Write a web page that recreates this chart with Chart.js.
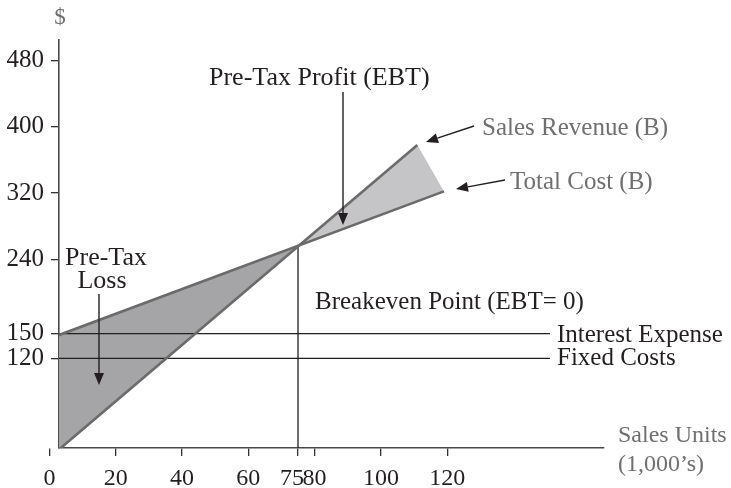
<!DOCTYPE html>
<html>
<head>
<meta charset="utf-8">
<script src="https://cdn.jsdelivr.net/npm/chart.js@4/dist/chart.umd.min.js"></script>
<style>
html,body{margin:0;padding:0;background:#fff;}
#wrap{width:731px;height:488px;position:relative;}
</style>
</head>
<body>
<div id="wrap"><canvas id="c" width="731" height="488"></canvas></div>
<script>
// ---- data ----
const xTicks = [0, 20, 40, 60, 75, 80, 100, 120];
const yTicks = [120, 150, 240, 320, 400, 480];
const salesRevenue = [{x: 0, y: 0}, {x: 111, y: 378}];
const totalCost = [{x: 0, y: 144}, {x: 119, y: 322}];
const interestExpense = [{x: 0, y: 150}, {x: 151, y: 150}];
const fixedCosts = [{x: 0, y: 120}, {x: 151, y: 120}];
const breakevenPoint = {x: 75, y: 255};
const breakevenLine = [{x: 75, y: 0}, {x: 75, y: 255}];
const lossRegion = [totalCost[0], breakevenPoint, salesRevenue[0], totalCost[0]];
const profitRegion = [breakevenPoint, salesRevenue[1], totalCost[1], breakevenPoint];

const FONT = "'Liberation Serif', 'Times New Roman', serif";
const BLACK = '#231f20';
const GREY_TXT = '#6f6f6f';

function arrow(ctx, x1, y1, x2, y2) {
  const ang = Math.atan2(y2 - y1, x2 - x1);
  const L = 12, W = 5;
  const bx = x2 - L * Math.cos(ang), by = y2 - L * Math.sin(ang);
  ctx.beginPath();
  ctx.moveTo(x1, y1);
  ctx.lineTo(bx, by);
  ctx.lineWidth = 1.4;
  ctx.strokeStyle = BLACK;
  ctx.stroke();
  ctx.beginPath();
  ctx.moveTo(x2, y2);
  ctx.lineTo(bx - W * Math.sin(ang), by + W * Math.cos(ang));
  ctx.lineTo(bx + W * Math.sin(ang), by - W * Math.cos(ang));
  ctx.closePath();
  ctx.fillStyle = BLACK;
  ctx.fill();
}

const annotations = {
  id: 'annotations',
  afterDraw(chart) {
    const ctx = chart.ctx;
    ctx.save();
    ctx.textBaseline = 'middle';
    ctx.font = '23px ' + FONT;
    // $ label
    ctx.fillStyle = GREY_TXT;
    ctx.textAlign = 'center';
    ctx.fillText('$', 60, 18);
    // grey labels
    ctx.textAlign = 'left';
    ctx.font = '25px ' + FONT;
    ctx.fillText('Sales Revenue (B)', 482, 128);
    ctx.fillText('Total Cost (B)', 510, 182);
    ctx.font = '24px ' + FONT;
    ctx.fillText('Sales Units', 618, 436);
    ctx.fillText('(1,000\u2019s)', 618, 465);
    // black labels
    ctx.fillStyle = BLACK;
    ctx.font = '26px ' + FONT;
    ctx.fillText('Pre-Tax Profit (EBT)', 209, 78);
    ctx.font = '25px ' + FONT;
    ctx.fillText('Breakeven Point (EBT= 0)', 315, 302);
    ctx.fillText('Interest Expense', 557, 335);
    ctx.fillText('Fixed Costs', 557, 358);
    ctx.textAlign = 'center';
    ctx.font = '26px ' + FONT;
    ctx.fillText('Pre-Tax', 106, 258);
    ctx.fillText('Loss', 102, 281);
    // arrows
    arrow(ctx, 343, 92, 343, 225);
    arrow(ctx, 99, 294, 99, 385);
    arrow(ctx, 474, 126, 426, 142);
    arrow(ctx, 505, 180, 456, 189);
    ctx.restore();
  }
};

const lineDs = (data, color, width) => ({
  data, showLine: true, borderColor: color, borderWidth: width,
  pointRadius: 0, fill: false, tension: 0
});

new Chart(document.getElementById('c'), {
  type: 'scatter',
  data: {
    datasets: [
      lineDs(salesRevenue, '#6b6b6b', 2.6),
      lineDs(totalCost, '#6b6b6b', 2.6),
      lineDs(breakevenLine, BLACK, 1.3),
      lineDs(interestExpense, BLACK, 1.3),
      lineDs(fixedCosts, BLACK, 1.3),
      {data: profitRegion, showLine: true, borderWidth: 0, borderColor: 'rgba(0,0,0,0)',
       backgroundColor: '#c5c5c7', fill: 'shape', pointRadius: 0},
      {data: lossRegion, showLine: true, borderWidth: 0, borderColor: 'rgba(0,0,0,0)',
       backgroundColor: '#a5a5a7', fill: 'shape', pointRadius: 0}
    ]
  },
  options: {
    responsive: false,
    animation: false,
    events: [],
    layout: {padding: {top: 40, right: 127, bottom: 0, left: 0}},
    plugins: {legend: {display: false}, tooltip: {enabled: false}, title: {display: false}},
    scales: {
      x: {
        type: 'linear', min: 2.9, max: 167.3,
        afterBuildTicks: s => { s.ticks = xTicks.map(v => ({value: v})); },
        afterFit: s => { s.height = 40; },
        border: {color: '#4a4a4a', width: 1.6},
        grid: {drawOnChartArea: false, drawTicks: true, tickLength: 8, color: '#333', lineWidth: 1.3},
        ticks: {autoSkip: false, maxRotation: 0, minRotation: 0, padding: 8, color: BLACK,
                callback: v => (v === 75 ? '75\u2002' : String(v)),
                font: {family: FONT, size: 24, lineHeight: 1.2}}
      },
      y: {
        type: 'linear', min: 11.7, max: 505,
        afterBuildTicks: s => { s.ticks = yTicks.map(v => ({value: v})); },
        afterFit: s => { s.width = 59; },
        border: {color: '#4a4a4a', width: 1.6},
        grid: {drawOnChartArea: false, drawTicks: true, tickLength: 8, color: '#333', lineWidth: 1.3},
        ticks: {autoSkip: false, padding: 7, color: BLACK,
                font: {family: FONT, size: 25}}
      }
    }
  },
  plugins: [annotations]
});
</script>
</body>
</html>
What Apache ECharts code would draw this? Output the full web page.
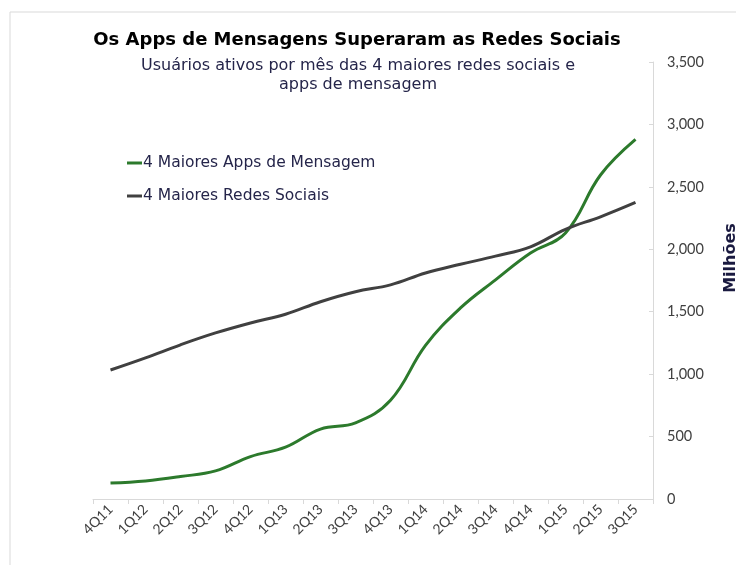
■ ■ ■ ■ ■ ■ ■
→ **What needs to be done**: Isolate the lines that hold the word "this" and copy all of them.

→ **Expected answer**:
Write a web page that recreates this chart with Chart.js.
What Apache ECharts code would draw this? Output the full web page.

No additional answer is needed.